The other day I was trying to catch up on reading the blogs I follow. One of the first things you learn as a blogger is the need to connect with other bloggers and read their posts. It’s not as easy as it sounds especially if, like me, you discover a blog, read one or two posts then follow it because it’s so interesting and well written and the blogger sounds like an astounding person you’d love to meet one day.
One of my former colleagues believes blogging is the offshoot of the personal diary or journal. I’m not so sure.
I started keeping a journal thirty years before my colleague was born and I’d never write a post that even remotely resembles my journal entries. There are some things that just shouldn’t be made public. Granted, a lot of blogs are tell-all rants about the seedy and not so seedy side of life. Plenty of bloggers share moments of misery and loss, but I question whether this means blogging and writing a journal is the same thing. I will admit bloggers, like the folk who write a journal, are in the business of ‘constructing the self’, which is academic-speak for creating a persona, a fabricated self a blogger feels comfortable about appearing on a screen thousands of kilometres from home. I believe, however, that the self I have constructed for my blog is more carefully drawn than the self that inhabits the abandoned pages of my journals.

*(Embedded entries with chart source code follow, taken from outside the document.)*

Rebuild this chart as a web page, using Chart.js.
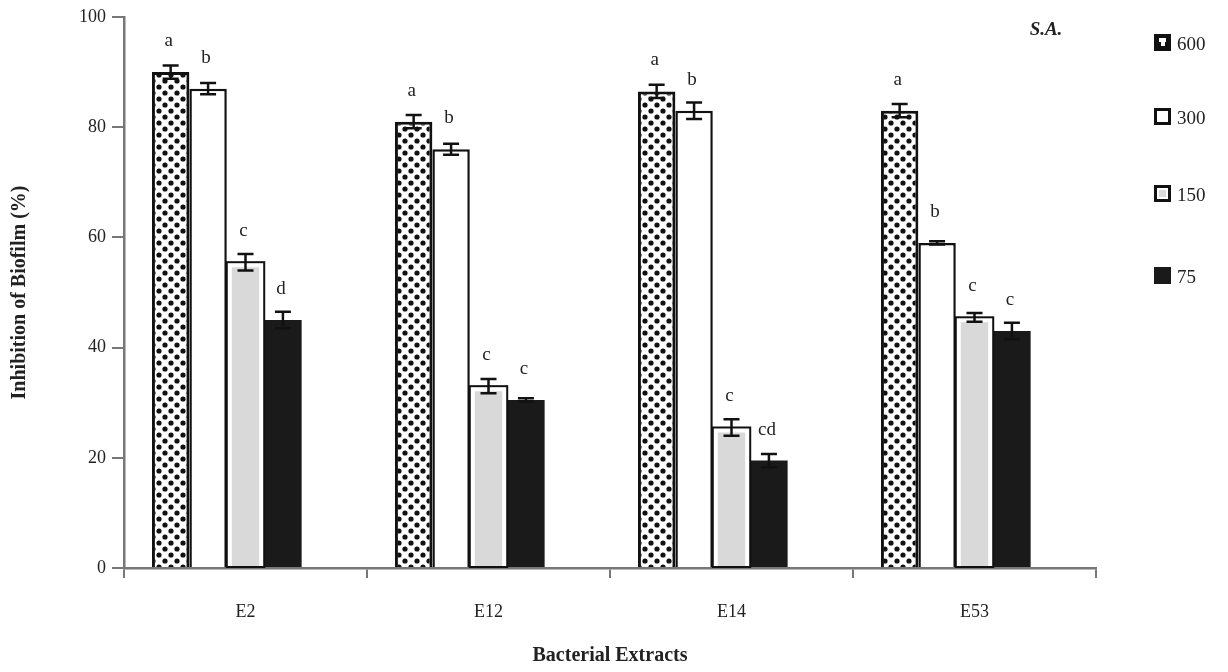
<!DOCTYPE html>
<html>
<head>
<meta charset="utf-8">
<script src="https://cdn.jsdelivr.net/npm/chart.js@4"></script>
<style>
  html, body { margin: 0; padding: 0; background: #fff; }
  #wrap { width: 1228px; height: 672px; }
</style>
</head>
<body>
<div id="wrap"><canvas id="biofilm"></canvas></div>
<script>
// values
const extracts = ['E2', 'E12', 'E14', 'E53'];
const doses = ['600', '300', '150', '75'];
const inhib600 = [90, 81, 86.5, 83];
const inhib300 = [87, 76, 83, 59];
const inhib150 = [55.5, 33, 25.5, 45.5];
const inhib75 = [45, 30.5, 19.5, 43];
const err600 = [1.2, 1.2, 1.2, 1.2];
const err300 = [1, 1, 1.5, 0.3];
const err150 = [1.5, 1.3, 1.5, 0.8];
const err75 = [1.5, 0.3, 1.2, 1.5];
const letters600 = ['a', 'a', 'a', 'a'];
const letters300 = ['b', 'b', 'b', 'b'];
const letters150 = ['c', 'c', 'c', 'c'];
const letters75 = ['d', 'c', 'cd', 'c'];
const yTicks = [0, 20, 40, 60, 80, 100];

const serif = "'Liberation Serif', 'DejaVu Serif', serif";
const values = [inhib600, inhib300, inhib150, inhib75];
const errors = [err600, err300, err150, err75];
const letters = [letters600, letters300, letters150, letters75];

function dotPattern(ctx) {
    let c = document.createElement('canvas');
    c.width = 12; c.height = 12;
    let p = c.getContext('2d');
    p.fillStyle = '#fff';
    p.fillRect(0, 0, 12, 12);
    p.fillStyle = '#111';
    [[3, 3], [9, 9], [9, 3]].forEach(([x, y], k) => {
        p.beginPath(); p.arc(x, y, k === 2 ? 0 : 2.6, 0, Math.PI * 2); p.fill();
    });
    return ctx.createPattern(c, 'repeat');
}

const canvas = document.getElementById('biofilm');
const dots = dotPattern(canvas.getContext('2d'));

const annotations = {
    id: 'annotations',
    afterDatasetsDraw(chart) {
        const ctx = chart.ctx;
        const y = chart.scales.y;
        ctx.save();
        // black outline round the 150 bars (white inner ring comes from the border)
        ctx.strokeStyle = '#111';
        ctx.lineWidth = 2;
        chart.getDatasetMeta(2).data.forEach(bar => {
            const p = bar.getProps(['x', 'y', 'base', 'width'], true);
            ctx.strokeRect(p.x - p.width / 2, p.y, p.width, p.base - p.y);
        });
        // error bars and letters
        for (let i = 0; i < 4; i++) {
            chart.getDatasetMeta(i).data.forEach((bar, j) => {
                const x = bar.x;
                const top = y.getPixelForValue(values[i][j] + errors[i][j]);
                const bot = y.getPixelForValue(values[i][j] - errors[i][j]);
                ctx.strokeStyle = '#111';
                ctx.lineWidth = 2.5;
                ctx.beginPath();
                ctx.moveTo(x, top); ctx.lineTo(x, bot);
                ctx.moveTo(x - 8, top); ctx.lineTo(x + 8, top);
                ctx.moveTo(x - 8, bot); ctx.lineTo(x + 8, bot);
                ctx.stroke();
                ctx.fillStyle = '#222';
                ctx.font = '19px ' + serif;
                ctx.textAlign = 'center';
                ctx.textBaseline = 'middle';
                ctx.fillText(letters[i][j], x - 2, y.getPixelForValue(values[i][j]) - 31);
            });
        }
        ctx.restore();
    },
    afterDraw(chart) {
        const ctx = chart.ctx;
        ctx.save();
        ctx.fillStyle = '#222';
        ctx.font = 'italic bold 19px ' + serif;
        ctx.textAlign = 'center';
        ctx.textBaseline = 'middle';
        ctx.fillText('S.A.', 1046, 30);
        const ys = [43, 117, 194, 276];
        doses.forEach((d, i) => {
            const s = 17, bx = 1154, by = ys[i] - 9;
            if (i === 0) {
                ctx.fillStyle = '#111'; ctx.fillRect(bx, by, s, s);
                ctx.fillStyle = '#fff'; ctx.fillRect(bx + 5, by + 4, 7, 4); ctx.fillRect(bx + 7, by + 8, 4, 4);
            } else if (i === 1) {
                ctx.fillStyle = '#fff'; ctx.fillRect(bx, by, s, s);
                ctx.strokeStyle = '#111'; ctx.lineWidth = 3; ctx.strokeRect(bx + 1.5, by + 1.5, s - 3, s - 3);
            } else if (i === 2) {
                ctx.fillStyle = '#fff'; ctx.fillRect(bx, by, s, s);
                ctx.strokeStyle = '#111'; ctx.lineWidth = 3; ctx.strokeRect(bx + 1.5, by + 1.5, s - 3, s - 3);
                ctx.fillStyle = '#d9d9d9'; ctx.fillRect(bx + 5, by + 5, s - 10, s - 10);
            } else {
                ctx.fillStyle = '#1a1a1a'; ctx.fillRect(bx, by, s, s);
            }
            ctx.fillStyle = '#222';
            ctx.font = '19px ' + serif;
            ctx.textAlign = 'left';
            ctx.fillText(d, 1177, ys[i] + 2);
        });
        ctx.restore();
    }
};

new Chart(canvas, {
    type: 'bar',
    data: {
        labels: extracts,
        datasets: [
            {label: doses[0], data: inhib600, backgroundColor: dots, borderColor: '#111', borderWidth: 3},
            {label: doses[1], data: inhib300, backgroundColor: '#fff', borderColor: '#111', borderWidth: 2.5},
            {label: doses[2], data: inhib150, backgroundColor: '#d9d9d9', borderColor: '#fff', borderWidth: 5},
            {label: doses[3], data: inhib75, backgroundColor: '#1a1a1a', borderWidth: 0},
            // empty slot: the original groups sit left of the category centre
            {label: '', data: [null, null, null, null], backgroundColor: 'rgba(0,0,0,0)'}
        ]
    },
    options: {
        responsive: true,
        maintainAspectRatio: false,
        animation: false,
        datasets: {bar: {categoryPercentage: 0.77, barPercentage: 1}},
        layout: {padding: {left: 0, right: 132, top: 17, bottom: 0}},
        plugins: {legend: {display: false}, tooltip: {enabled: false}},
        scales: {
            x: {
                border: {color: '#777', width: 2.5},
                grid: {drawOnChartArea: false, tickLength: 10, color: '#777', lineWidth: 2},
                ticks: {color: '#222', font: {family: serif, size: 18}, padding: 23},
                title: {display: true, text: 'Bacterial Extracts', color: '#222',
                    font: {family: serif, size: 20, weight: 'bold'}, padding: {top: 0, bottom: 4}},
                afterFit(scale) { scale.height = 104; }
            },
            y: {
                min: 0, max: 100,
                border: {color: '#777', width: 2.5},
                grid: {drawOnChartArea: false, tickLength: 12, color: '#777', lineWidth: 2},
                afterBuildTicks(scale) { scale.ticks = yTicks.map(v => ({value: v})); },
                ticks: {color: '#222', font: {family: serif, size: 18}, padding: 6},
                title: {display: true, text: 'Inhibition of Biofilm (%)', color: '#222',
                    font: {family: serif, size: 20, weight: 'bold'}, padding: {top: 8, bottom: 0}},
                afterFit(scale) { scale.width = 124; }
            }
        }
    },
    plugins: [annotations]
});
</script>
</body>
</html>
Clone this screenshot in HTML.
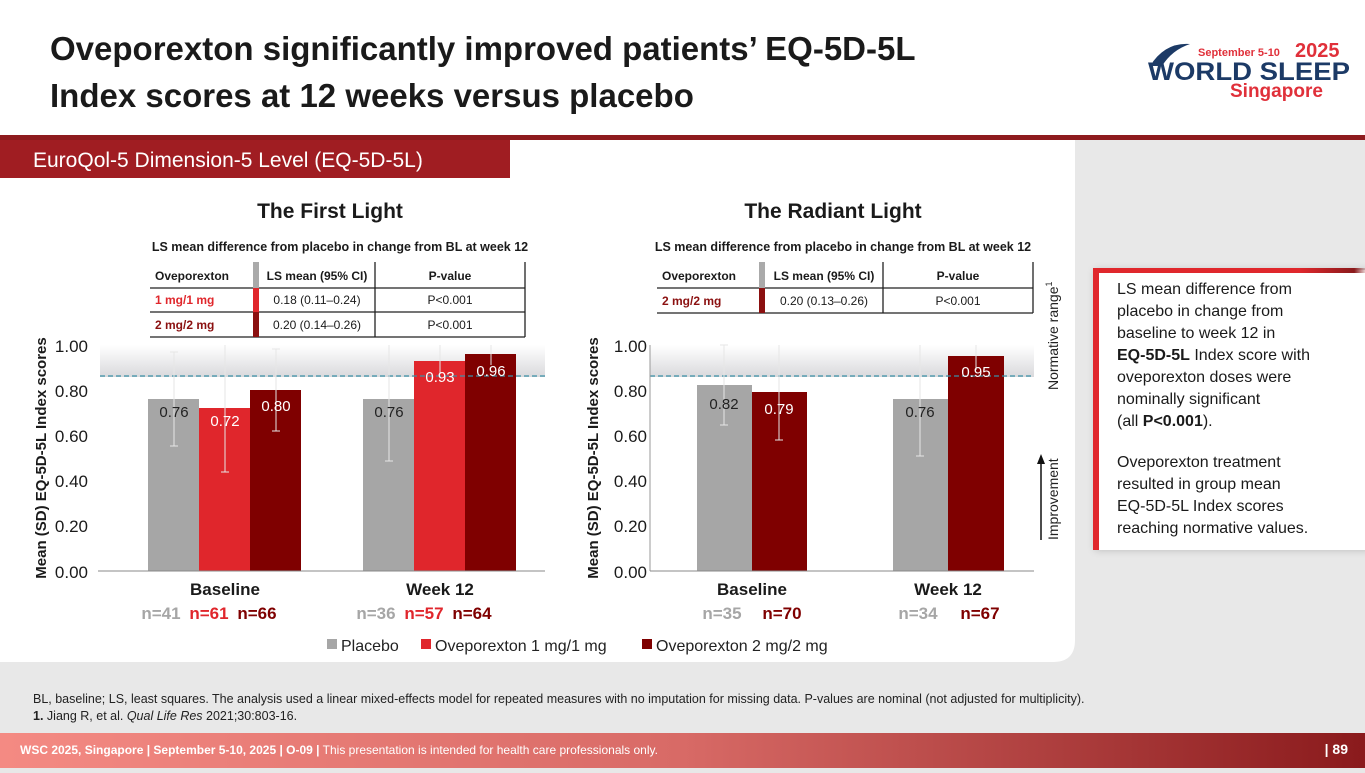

The other reason I don’t think writing a blog post is the same as writing a journal entry is because I feel blog posts are similar to letters. I have 80 or more followers (thank you, one and all) and I probably follow as many blogs. Not all my readers read all of my posts and I certainly don’t read every blog I follow – while I was catching up the other day I was interrupted – but, as all writers are admonished, I believe most of us learn to write, as much as possible, for our readers. This means, in the case of a blog post, writing so our readers feel it was written specifically for them. Blogging, in much the same way as writing a novel, and unlike journal writing, is about supply and demand, specifically meeting the demands of readers. Yes, there are plenty of instances where journal writers share their private musings (or they are read, often clandestinely, by lovers, intrusive parents or inquisitive siblings) but bloggers want to be read, they want to form connections, they want to be shared.
Bloggers develop blogging friendships. I certainly have, and I’ve renewed old relationships (Hi, Kathy), so I often feel as if I’m writing a letter to my friends. Not a newsy, chatty letter about the family’s latest escapades, but a letter that shares my ideas, the issues that concern me, my interest in therapeutic writing … which raises another point …
… is blogging therapeutic? I think it can be; shaping an event or feeling and sharing it with others can, if handled well, help with healing. I doubt many bloggers feel they are alone in the world; for most of us there will be someone out there who’s interested in what we have to say, who reads what we write and who cares. Keeping a journal, while it helped in many ways, didn’t stop me from feeling alone, which is what writing for no one but oneself can do. My journal became a self-fulfilling rehash of personal (often self-induced) misery, which is why, despite intending to, I barely referred to my journals when I wrote my memoir.
The woman who wrote those journals is a mere echo of the woman I am now and I am an echo of the woman I will be. Blogging, as confessional and personal as it might be, is a larger act of rebellion than writing a private journal ever was and believe me, I thought journal writing was truly rebellious. I was even advised by one counsellor to stop because she believed it would harm my relationship.
It’s hard to grasp exactly how massive the ‘blogosphere’ is, let alone imagine how many mega-millions of words are written and shared via blog posts. I am nevertheless content in my minuscule corner of it. I have readers, bloggers and otherwise, that I feel obligated to, not in an onerous, ‘dear me is it time to write another post?’ way, but in a ‘I wonder what so and so is up to, and if they’d be interested in …’ way. More importantly, and this is a revelation born of knowing I do have readers, I look forward to sharing the (constructed) self who writes my blog; a self now past middle-age, an occasionally confused writer, by turns cynical and sentimental who is grateful to be a part of a sphere where readers and writers are not afraid to be whatever self they choose.
What about you? Are you writing a personal journal that you make public, a letter to far flung or nearby friends or something else entirely?